Investment returns average out over time

Allen Wisniewski

In most fields someone who is a top performer tends to maintain excellent performance for a period of time.  This is especially prevalent in the world of sports, where many all stars maintain their performance for a sustained period.  Likewise this occurs in other professions, whether someone is a doctor, lawyer, or a carpenter.

In the investment world there are certainly some practitioners who are more skilled or talented than others.  However, someone’s investment return relative to their peers can be highly variable on a year to year basis.

What accounts for this variability is that most investment managers tend to have a certain investment style. For example some may favor growth stocks versus value, or large versus small companies.

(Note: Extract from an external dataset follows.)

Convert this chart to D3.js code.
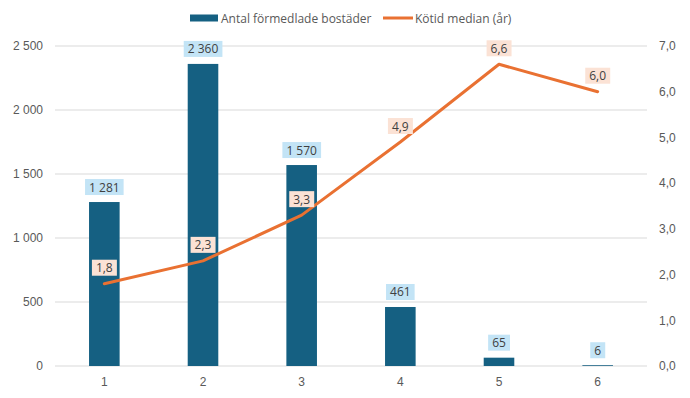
<!DOCTYPE html>
<html>
<head>
<meta charset="utf-8">
<script src="https://cdn.jsdelivr.net/npm/d3@7"></script>
<style>
  html, body { margin: 0; padding: 0; background: #fff; }
  svg { display: block; font-family: "Open Sans", "Noto Sans", sans-serif; }
</style>
</head>
<body>
<svg id="chart" width="690" height="398"></svg>
<script>
// Categories and the two series
const categories = ["1", "2", "3", "4", "5", "6"];
const dwellings = [1281, 2360, 1570, 461, 65, 6];          // Antal förmedlade bostäder
const queueMedian = [1.8, 2.3, 3.3, 4.9, 6.6, 6.0];         // Kötid median (år)
const leftTicks = [0, 500, 1000, 1500, 2000, 2500];
const rightTicks = [0, 1, 2, 3, 4, 5, 6, 7];
const seriesNames = ["Antal förmedlade bostäder", "Kötid median (år)"];

const barColor = "#156082";
const lineColor = "#e97132";
const barLabelFill = "#c3e4f6";
const lineLabelFill = "#fbe2d5";
const textColor = "#595959";

const svg = d3.select("#chart");
const margin = { left: 55, right: 43, top: 46, bottom: 32 };
const W = 690, H = 398;
const plotL = margin.left, plotR = W - margin.right;
const plotT = margin.top, plotB = H - margin.bottom;

const x = d3.scaleBand().domain(categories).range([plotL, plotR]).paddingInner(0.69).paddingOuter(0.345);
const yL = d3.scaleLinear().domain([0, 2500]).range([plotB, plotT]);
const yR = d3.scaleLinear().domain([0, 7]).range([plotB, plotT]);

const fmtInt = v => d3.format(",")(v).replace(/,/g, "\u2009").replace(/\u2009/g, " ");
const fmtDec = v => d3.format(".1f")(v).replace(".", ",");

// Gridlines
svg.append("g").selectAll("line").data(leftTicks).join("line")
  .attr("x1", plotL).attr("x2", plotR)
  .attr("y1", d => yL(d)).attr("y2", d => yL(d))
  .attr("stroke", "#d9d9d9").attr("stroke-width", 1);

// Left axis
const axL = svg.append("g").attr("transform", `translate(${plotL},0)`)
  .call(d3.axisLeft(yL).tickValues(leftTicks).tickSize(0).tickPadding(12).tickFormat(fmtInt));
axL.select(".domain").remove();
axL.selectAll("text").attr("fill", textColor).style("font-size", "12px");

// Right axis
const axR = svg.append("g").attr("transform", `translate(${plotR},0)`)
  .call(d3.axisRight(yR).tickValues(rightTicks).tickSize(0).tickPadding(12).tickFormat(fmtDec));
axR.select(".domain").remove();
axR.selectAll("text").attr("fill", textColor).style("font-size", "12px");

// Bottom axis
const axB = svg.append("g").attr("transform", `translate(0,${plotB})`)
  .call(d3.axisBottom(x).tickSize(0).tickPadding(11));
axB.select(".domain").remove();
axB.selectAll("text").attr("fill", textColor).style("font-size", "12px");

// Bars
svg.append("g").selectAll("rect").data(dwellings).join("rect")
  .attr("x", (d, i) => x(categories[i]))
  .attr("width", x.bandwidth())
  .attr("y", d => yL(d))
  .attr("height", d => plotB - yL(d))
  .attr("fill", barColor);

// Line
const line = d3.line()
  .x((d, i) => x(categories[i]) + x.bandwidth() / 2)
  .y(d => yR(d));
svg.append("path").datum(queueMedian)
  .attr("d", line)
  .attr("fill", "none")
  .attr("stroke", lineColor)
  .attr("stroke-width", 3)
  .attr("stroke-linejoin", "round")
  .attr("stroke-linecap", "round");

// Labels with background boxes
function boxedLabel(g, cx, cy, text, fill) {
  const t = g.append("text")
    .attr("x", cx).attr("y", cy)
    .attr("text-anchor", "middle")
    .attr("dominant-baseline", "central")
    .attr("fill", "#404040")
    .style("font-size", "12px")
    .text(text);
  const bb = t.node().getBBox();
  g.insert("rect", "text")
    .attr("x", bb.x - 4).attr("y", cy - 8)
    .attr("width", bb.width + 8).attr("height", 16)
    .attr("fill", fill);
}

const barLabels = svg.append("g");
dwellings.forEach((d, i) => {
  const g = barLabels.append("g");
  boxedLabel(g, x(categories[i]) + x.bandwidth() / 2, yL(d) - 15, fmtInt(d), barLabelFill);
});

const lineLabels = svg.append("g");
queueMedian.forEach((d, i) => {
  const g = lineLabels.append("g");
  boxedLabel(g, x(categories[i]) + x.bandwidth() / 2, yR(d) - 16, fmtDec(d), lineLabelFill);
});

// Legend
const legend = svg.append("g").attr("transform", "translate(0,18)");
legend.append("rect").attr("x", 190).attr("y", -3.5).attr("width", 28).attr("height", 7).attr("fill", barColor);
legend.append("text").attr("x", 221).attr("y", 0).attr("dominant-baseline", "central")
  .attr("fill", textColor).style("font-size", "12px").text(seriesNames[0]);
legend.append("line").attr("x1", 383).attr("x2", 413).attr("y1", 0).attr("y2", 0)
  .attr("stroke", lineColor).attr("stroke-width", 3);
legend.append("text").attr("x", 415).attr("y", 0).attr("dominant-baseline", "central")
  .attr("fill", textColor).style("font-size", "12px").text(seriesNames[1]);
</script>
</body>
</html>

During 2013 the best performers in the stock market were smaller growth companies,  many in the social media space.   The laggards were Utilities and Real Estate Investment Trusts (REITs).

In 2014 the reverse has occurred.  REITs and Utilities have increased approximately 10 percent. The Nasdaq Index, weighted with more growth companies, was down 2 percent through last Friday compared to the broad based S&P 500, which was up 2 percent.  The more specialized Nasdaq Internet Index has declined 12 percent this year.

People investing in their retirement plans at work often have a variety of investment options.  For many there is a tendency of going with the fund that has had the best performance in the most recent time period.  However, the prior example shows that this strategy may not work out well.

Of course there are times that a fund, which performs well can maintain superior performance for several years.  Therefore, I would not blindly recommend that you sell the best performing fund among your investment options to buy the one that had the poorest performance for the prior year.

What might be a more reasonable course of action would be to reallocate your percentages. For example if someone started with two stock funds of equal size, and one grew to become 60 percent, I would re balance those percentages back to 50 percent each.  This strategy could also be employed to adjust someone’s mix between stocks and bonds.

Over long periods of time most investment styles produce similar rates of return.  Smaller stocks have tended to do somewhat better, but that is with greater risk, which would be expected. However, over shorter time frames, like we have seen the past two years, returns can be significantly different depending upon investment style.

Where people go wrong is when they start investing in a style that has done exceedingly well for a period of time. The best example was a large inflow into overpriced tech and internet stocks in 1999 and early 2000.

What investors need to remember is that there will be times certain investment styles will do better versus others.  This could be domestic versus international, or growth versus value. However, someone needs to keep a long term perspective and realize that things will average out over time.